* PROBLEM TO WORK ON:
Extract every line of the material below and reproduce it faithfully.

[Collection entries]

◆ ◆ ◆ ◆ ◆

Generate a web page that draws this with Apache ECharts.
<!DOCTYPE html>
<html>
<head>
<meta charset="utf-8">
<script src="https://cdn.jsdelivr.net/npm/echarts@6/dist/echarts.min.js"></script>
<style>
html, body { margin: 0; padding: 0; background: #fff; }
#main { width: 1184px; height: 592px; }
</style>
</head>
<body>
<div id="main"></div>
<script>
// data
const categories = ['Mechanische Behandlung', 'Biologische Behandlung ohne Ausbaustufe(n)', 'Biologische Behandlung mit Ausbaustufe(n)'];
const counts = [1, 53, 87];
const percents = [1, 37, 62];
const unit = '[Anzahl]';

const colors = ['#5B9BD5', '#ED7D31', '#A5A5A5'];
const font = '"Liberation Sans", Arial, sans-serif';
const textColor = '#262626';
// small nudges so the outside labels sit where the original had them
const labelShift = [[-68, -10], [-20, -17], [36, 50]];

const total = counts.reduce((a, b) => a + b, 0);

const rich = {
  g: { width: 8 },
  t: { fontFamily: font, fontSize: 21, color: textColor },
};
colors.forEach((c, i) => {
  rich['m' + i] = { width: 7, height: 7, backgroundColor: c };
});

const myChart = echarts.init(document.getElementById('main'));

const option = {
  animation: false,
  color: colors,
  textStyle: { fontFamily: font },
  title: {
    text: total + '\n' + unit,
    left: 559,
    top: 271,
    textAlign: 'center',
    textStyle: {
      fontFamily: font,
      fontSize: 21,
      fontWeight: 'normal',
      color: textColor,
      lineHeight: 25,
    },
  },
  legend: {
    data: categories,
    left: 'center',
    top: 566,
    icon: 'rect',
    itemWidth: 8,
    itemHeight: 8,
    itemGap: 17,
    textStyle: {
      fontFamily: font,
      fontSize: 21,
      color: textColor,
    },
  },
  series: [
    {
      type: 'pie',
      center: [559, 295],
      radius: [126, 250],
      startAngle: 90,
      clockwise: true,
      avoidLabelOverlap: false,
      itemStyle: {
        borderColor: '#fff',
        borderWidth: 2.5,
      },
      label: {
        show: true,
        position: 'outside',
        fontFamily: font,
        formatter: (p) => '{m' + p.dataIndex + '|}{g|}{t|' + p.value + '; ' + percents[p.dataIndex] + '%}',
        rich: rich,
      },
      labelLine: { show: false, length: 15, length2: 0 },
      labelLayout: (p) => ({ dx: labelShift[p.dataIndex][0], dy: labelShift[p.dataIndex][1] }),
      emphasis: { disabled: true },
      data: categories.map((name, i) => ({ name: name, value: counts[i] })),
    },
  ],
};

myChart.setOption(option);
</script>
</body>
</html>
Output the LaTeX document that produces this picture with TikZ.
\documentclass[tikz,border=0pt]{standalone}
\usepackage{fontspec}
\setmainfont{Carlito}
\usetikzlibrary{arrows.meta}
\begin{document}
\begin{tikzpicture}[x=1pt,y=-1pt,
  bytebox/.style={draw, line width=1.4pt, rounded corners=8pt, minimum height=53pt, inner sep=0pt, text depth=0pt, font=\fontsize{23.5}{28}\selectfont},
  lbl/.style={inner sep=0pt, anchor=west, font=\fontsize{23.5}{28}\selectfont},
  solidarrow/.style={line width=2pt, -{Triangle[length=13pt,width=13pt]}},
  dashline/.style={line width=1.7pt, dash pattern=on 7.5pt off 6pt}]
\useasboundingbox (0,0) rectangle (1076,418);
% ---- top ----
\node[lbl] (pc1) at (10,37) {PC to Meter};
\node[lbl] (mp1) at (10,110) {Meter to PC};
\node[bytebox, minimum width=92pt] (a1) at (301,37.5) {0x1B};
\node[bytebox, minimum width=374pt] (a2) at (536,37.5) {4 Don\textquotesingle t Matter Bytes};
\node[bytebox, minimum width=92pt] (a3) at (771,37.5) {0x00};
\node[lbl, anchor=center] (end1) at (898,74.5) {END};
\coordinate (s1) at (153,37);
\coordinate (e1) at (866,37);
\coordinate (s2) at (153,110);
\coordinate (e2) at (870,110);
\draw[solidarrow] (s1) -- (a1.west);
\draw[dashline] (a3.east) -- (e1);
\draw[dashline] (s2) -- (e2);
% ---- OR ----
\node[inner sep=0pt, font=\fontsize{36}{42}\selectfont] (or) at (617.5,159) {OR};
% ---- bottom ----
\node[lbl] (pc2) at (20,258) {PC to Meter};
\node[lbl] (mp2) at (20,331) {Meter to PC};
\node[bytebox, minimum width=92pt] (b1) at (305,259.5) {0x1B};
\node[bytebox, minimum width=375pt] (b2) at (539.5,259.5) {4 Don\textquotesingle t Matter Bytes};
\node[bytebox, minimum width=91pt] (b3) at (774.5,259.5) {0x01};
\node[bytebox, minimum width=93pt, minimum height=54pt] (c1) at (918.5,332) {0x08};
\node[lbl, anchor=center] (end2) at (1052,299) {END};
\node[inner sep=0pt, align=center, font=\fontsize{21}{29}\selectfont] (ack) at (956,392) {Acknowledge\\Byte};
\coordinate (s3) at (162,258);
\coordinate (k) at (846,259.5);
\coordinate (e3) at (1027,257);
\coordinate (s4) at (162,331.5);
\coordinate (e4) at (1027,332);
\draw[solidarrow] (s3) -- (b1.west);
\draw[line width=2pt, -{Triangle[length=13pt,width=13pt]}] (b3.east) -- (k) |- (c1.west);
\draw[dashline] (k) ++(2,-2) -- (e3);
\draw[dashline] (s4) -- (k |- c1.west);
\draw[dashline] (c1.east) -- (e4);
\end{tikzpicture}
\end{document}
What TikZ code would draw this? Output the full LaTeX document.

◆ ◆ ◆ ◆ ◆

* FULL ANSWER:
Generate a web page that draws this with Apache ECharts.
<!DOCTYPE html>
<html>
<head>
<meta charset="utf-8">
<script src="https://cdn.jsdelivr.net/npm/echarts@6/dist/echarts.min.js"></script>
<style>
html, body { margin: 0; padding: 0; background: #fff; }
#main { width: 1184px; height: 592px; }
</style>
</head>
<body>
<div id="main"></div>
<script>
// data
const categories = ['Mechanische Behandlung', 'Biologische Behandlung ohne Ausbaustufe(n)', 'Biologische Behandlung mit Ausbaustufe(n)'];
const counts = [1, 53, 87];
const percents = [1, 37, 62];
const unit = '[Anzahl]';

const colors = ['#5B9BD5', '#ED7D31', '#A5A5A5'];
const font = '"Liberation Sans", Arial, sans-serif';
const textColor = '#262626';
// small nudges so the outside labels sit where the original had them
const labelShift = [[-68, -10], [-20, -17], [36, 50]];

const total = counts.reduce((a, b) => a + b, 0);

const rich = {
  g: { width: 8 },
  t: { fontFamily: font, fontSize: 21, color: textColor },
};
colors.forEach((c, i) => {
  rich['m' + i] = { width: 7, height: 7, backgroundColor: c };
});

const myChart = echarts.init(document.getElementById('main'));

const option = {
  animation: false,
  color: colors,
  textStyle: { fontFamily: font },
  title: {
    text: total + '\n' + unit,
    left: 559,
    top: 271,
    textAlign: 'center',
    textStyle: {
      fontFamily: font,
      fontSize: 21,
      fontWeight: 'normal',
      color: textColor,
      lineHeight: 25,
    },
  },
  legend: {
    data: categories,
    left: 'center',
    top: 566,
    icon: 'rect',
    itemWidth: 8,
    itemHeight: 8,
    itemGap: 17,
    textStyle: {
      fontFamily: font,
      fontSize: 21,
      color: textColor,
    },
  },
  series: [
    {
      type: 'pie',
      center: [559, 295],
      radius: [126, 250],
      startAngle: 90,
      clockwise: true,
      avoidLabelOverlap: false,
      itemStyle: {
        borderColor: '#fff',
        borderWidth: 2.5,
      },
      label: {
        show: true,
        position: 'outside',
        fontFamily: font,
        formatter: (p) => '{m' + p.dataIndex + '|}{g|}{t|' + p.value + '; ' + percents[p.dataIndex] + '%}',
        rich: rich,
      },
      labelLine: { show: false, length: 15, length2: 0 },
      labelLayout: (p) => ({ dx: labelShift[p.dataIndex][0], dy: labelShift[p.dataIndex][1] }),
      emphasis: { disabled: true },
      data: categories.map((name, i) => ({ name: name, value: counts[i] })),
    },
  ],
};

myChart.setOption(option);
</script>
</body>
</html>
Output the LaTeX document that produces this picture with TikZ.
\documentclass[tikz,border=0pt]{standalone}
\usepackage{fontspec}
\setmainfont{Carlito}
\usetikzlibrary{arrows.meta}
\begin{document}
\begin{tikzpicture}[x=1pt,y=-1pt,
  bytebox/.style={draw, line width=1.4pt, rounded corners=8pt, minimum height=53pt, inner sep=0pt, text depth=0pt, font=\fontsize{23.5}{28}\selectfont},
  lbl/.style={inner sep=0pt, anchor=west, font=\fontsize{23.5}{28}\selectfont},
  solidarrow/.style={line width=2pt, -{Triangle[length=13pt,width=13pt]}},
  dashline/.style={line width=1.7pt, dash pattern=on 7.5pt off 6pt}]
\useasboundingbox (0,0) rectangle (1076,418);
% ---- top ----
\node[lbl] (pc1) at (10,37) {PC to Meter};
\node[lbl] (mp1) at (10,110) {Meter to PC};
\node[bytebox, minimum width=92pt] (a1) at (301,37.5) {0x1B};
\node[bytebox, minimum width=374pt] (a2) at (536,37.5) {4 Don\textquotesingle t Matter Bytes};
\node[bytebox, minimum width=92pt] (a3) at (771,37.5) {0x00};
\node[lbl, anchor=center] (end1) at (898,74.5) {END};
\coordinate (s1) at (153,37);
\coordinate (e1) at (866,37);
\coordinate (s2) at (153,110);
\coordinate (e2) at (870,110);
\draw[solidarrow] (s1) -- (a1.west);
\draw[dashline] (a3.east) -- (e1);
\draw[dashline] (s2) -- (e2);
% ---- OR ----
\node[inner sep=0pt, font=\fontsize{36}{42}\selectfont] (or) at (617.5,159) {OR};
% ---- bottom ----
\node[lbl] (pc2) at (20,258) {PC to Meter};
\node[lbl] (mp2) at (20,331) {Meter to PC};
\node[bytebox, minimum width=92pt] (b1) at (305,259.5) {0x1B};
\node[bytebox, minimum width=375pt] (b2) at (539.5,259.5) {4 Don\textquotesingle t Matter Bytes};
\node[bytebox, minimum width=91pt] (b3) at (774.5,259.5) {0x01};
\node[bytebox, minimum width=93pt, minimum height=54pt] (c1) at (918.5,332) {0x08};
\node[lbl, anchor=center] (end2) at (1052,299) {END};
\node[inner sep=0pt, align=center, font=\fontsize{21}{29}\selectfont] (ack) at (956,392) {Acknowledge\\Byte};
\coordinate (s3) at (162,258);
\coordinate (k) at (846,259.5);
\coordinate (e3) at (1027,257);
\coordinate (s4) at (162,331.5);
\coordinate (e4) at (1027,332);
\draw[solidarrow] (s3) -- (b1.west);
\draw[line width=2pt, -{Triangle[length=13pt,width=13pt]}] (b3.east) -- (k) |- (c1.west);
\draw[dashline] (k) ++(2,-2) -- (e3);
\draw[dashline] (s4) -- (k |- c1.west);
\draw[dashline] (c1.east) -- (e4);
\end{tikzpicture}
\end{document}
What TikZ code would draw this? Output the full LaTeX document.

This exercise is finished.